- WRITTEN INSTRUCTION:
Give every line of the material again, exactly as written.

- SUPPLIED MATERIAL:
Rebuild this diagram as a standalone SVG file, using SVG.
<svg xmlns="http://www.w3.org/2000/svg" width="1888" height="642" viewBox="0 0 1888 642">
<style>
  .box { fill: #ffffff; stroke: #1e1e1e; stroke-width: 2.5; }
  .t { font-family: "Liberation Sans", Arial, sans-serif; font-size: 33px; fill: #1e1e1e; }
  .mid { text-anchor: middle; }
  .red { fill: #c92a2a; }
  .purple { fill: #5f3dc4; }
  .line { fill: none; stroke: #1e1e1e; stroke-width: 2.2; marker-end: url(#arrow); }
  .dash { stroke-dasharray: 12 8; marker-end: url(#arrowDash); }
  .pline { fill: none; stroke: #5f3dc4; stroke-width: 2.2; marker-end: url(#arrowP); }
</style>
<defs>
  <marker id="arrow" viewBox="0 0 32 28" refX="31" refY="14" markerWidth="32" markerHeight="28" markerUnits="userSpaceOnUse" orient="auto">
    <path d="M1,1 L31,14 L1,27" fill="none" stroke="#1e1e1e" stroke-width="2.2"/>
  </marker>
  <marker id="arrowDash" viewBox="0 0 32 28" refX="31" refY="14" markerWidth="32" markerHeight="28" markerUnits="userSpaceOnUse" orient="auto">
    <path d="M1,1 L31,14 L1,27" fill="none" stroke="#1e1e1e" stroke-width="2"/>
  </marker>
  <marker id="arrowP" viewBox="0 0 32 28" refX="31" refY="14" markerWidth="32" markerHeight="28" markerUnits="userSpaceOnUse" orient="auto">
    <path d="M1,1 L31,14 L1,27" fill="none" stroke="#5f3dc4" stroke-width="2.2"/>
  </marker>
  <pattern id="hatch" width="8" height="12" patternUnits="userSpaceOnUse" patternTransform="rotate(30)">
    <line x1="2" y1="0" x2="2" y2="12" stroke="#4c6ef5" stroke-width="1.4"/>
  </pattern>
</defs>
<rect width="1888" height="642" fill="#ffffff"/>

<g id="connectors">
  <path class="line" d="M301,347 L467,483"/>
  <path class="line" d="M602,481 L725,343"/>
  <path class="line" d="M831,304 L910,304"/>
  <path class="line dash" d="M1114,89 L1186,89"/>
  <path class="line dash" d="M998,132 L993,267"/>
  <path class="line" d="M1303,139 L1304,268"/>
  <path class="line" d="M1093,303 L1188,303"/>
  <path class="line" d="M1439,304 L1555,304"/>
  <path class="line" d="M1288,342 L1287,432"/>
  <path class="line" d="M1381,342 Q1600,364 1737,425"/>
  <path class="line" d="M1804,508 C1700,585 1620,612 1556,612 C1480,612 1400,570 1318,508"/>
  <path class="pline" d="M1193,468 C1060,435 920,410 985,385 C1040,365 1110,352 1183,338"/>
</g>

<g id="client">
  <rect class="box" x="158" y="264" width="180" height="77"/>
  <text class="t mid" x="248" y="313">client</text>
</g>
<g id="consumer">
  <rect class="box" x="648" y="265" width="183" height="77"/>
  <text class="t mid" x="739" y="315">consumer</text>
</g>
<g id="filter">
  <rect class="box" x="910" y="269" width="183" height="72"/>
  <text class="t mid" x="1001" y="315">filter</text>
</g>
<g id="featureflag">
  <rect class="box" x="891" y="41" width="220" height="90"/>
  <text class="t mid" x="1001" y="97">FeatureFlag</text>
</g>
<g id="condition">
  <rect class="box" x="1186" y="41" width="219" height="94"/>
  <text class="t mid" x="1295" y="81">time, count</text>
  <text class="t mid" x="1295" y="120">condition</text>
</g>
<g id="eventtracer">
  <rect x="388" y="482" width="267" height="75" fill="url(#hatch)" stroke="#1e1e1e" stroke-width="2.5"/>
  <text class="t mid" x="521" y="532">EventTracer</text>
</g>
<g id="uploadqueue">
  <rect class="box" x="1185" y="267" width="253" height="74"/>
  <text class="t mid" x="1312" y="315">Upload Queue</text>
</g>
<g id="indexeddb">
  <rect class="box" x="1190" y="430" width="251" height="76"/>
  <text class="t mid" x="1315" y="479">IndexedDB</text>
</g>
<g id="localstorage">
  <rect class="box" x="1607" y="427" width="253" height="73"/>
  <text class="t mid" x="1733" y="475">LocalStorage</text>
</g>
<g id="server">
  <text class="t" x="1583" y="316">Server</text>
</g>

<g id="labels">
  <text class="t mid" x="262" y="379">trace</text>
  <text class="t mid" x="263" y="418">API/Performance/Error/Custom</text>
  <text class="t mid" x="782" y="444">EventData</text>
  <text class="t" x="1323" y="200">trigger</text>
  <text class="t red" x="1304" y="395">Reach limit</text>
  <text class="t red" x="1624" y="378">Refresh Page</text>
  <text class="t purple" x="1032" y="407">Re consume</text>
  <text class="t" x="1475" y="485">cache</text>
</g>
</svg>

- ANSWER:
Rebuild this diagram as a standalone SVG file, using SVG.
<svg xmlns="http://www.w3.org/2000/svg" width="1888" height="642" viewBox="0 0 1888 642">
<style>
  .box { fill: #ffffff; stroke: #1e1e1e; stroke-width: 2.5; }
  .t { font-family: "Liberation Sans", Arial, sans-serif; font-size: 33px; fill: #1e1e1e; }
  .mid { text-anchor: middle; }
  .red { fill: #c92a2a; }
  .purple { fill: #5f3dc4; }
  .line { fill: none; stroke: #1e1e1e; stroke-width: 2.2; marker-end: url(#arrow); }
  .dash { stroke-dasharray: 12 8; marker-end: url(#arrowDash); }
  .pline { fill: none; stroke: #5f3dc4; stroke-width: 2.2; marker-end: url(#arrowP); }
</style>
<defs>
  <marker id="arrow" viewBox="0 0 32 28" refX="31" refY="14" markerWidth="32" markerHeight="28" markerUnits="userSpaceOnUse" orient="auto">
    <path d="M1,1 L31,14 L1,27" fill="none" stroke="#1e1e1e" stroke-width="2.2"/>
  </marker>
  <marker id="arrowDash" viewBox="0 0 32 28" refX="31" refY="14" markerWidth="32" markerHeight="28" markerUnits="userSpaceOnUse" orient="auto">
    <path d="M1,1 L31,14 L1,27" fill="none" stroke="#1e1e1e" stroke-width="2"/>
  </marker>
  <marker id="arrowP" viewBox="0 0 32 28" refX="31" refY="14" markerWidth="32" markerHeight="28" markerUnits="userSpaceOnUse" orient="auto">
    <path d="M1,1 L31,14 L1,27" fill="none" stroke="#5f3dc4" stroke-width="2.2"/>
  </marker>
  <pattern id="hatch" width="8" height="12" patternUnits="userSpaceOnUse" patternTransform="rotate(30)">
    <line x1="2" y1="0" x2="2" y2="12" stroke="#4c6ef5" stroke-width="1.4"/>
  </pattern>
</defs>
<rect width="1888" height="642" fill="#ffffff"/>

<g id="connectors">
  <path class="line" d="M301,347 L467,483"/>
  <path class="line" d="M602,481 L725,343"/>
  <path class="line" d="M831,304 L910,304"/>
  <path class="line dash" d="M1114,89 L1186,89"/>
  <path class="line dash" d="M998,132 L993,267"/>
  <path class="line" d="M1303,139 L1304,268"/>
  <path class="line" d="M1093,303 L1188,303"/>
  <path class="line" d="M1439,304 L1555,304"/>
  <path class="line" d="M1288,342 L1287,432"/>
  <path class="line" d="M1381,342 Q1600,364 1737,425"/>
  <path class="line" d="M1804,508 C1700,585 1620,612 1556,612 C1480,612 1400,570 1318,508"/>
  <path class="pline" d="M1193,468 C1060,435 920,410 985,385 C1040,365 1110,352 1183,338"/>
</g>

<g id="client">
  <rect class="box" x="158" y="264" width="180" height="77"/>
  <text class="t mid" x="248" y="313">client</text>
</g>
<g id="consumer">
  <rect class="box" x="648" y="265" width="183" height="77"/>
  <text class="t mid" x="739" y="315">consumer</text>
</g>
<g id="filter">
  <rect class="box" x="910" y="269" width="183" height="72"/>
  <text class="t mid" x="1001" y="315">filter</text>
</g>
<g id="featureflag">
  <rect class="box" x="891" y="41" width="220" height="90"/>
  <text class="t mid" x="1001" y="97">FeatureFlag</text>
</g>
<g id="condition">
  <rect class="box" x="1186" y="41" width="219" height="94"/>
  <text class="t mid" x="1295" y="81">time, count</text>
  <text class="t mid" x="1295" y="120">condition</text>
</g>
<g id="eventtracer">
  <rect x="388" y="482" width="267" height="75" fill="url(#hatch)" stroke="#1e1e1e" stroke-width="2.5"/>
  <text class="t mid" x="521" y="532">EventTracer</text>
</g>
<g id="uploadqueue">
  <rect class="box" x="1185" y="267" width="253" height="74"/>
  <text class="t mid" x="1312" y="315">Upload Queue</text>
</g>
<g id="indexeddb">
  <rect class="box" x="1190" y="430" width="251" height="76"/>
  <text class="t mid" x="1315" y="479">IndexedDB</text>
</g>
<g id="localstorage">
  <rect class="box" x="1607" y="427" width="253" height="73"/>
  <text class="t mid" x="1733" y="475">LocalStorage</text>
</g>
<g id="server">
  <text class="t" x="1583" y="316">Server</text>
</g>

<g id="labels">
  <text class="t mid" x="262" y="379">trace</text>
  <text class="t mid" x="263" y="418">API/Performance/Error/Custom</text>
  <text class="t mid" x="782" y="444">EventData</text>
  <text class="t" x="1323" y="200">trigger</text>
  <text class="t red" x="1304" y="395">Reach limit</text>
  <text class="t red" x="1624" y="378">Refresh Page</text>
  <text class="t purple" x="1032" y="407">Re consume</text>
  <text class="t" x="1475" y="485">cache</text>
</g>
</svg>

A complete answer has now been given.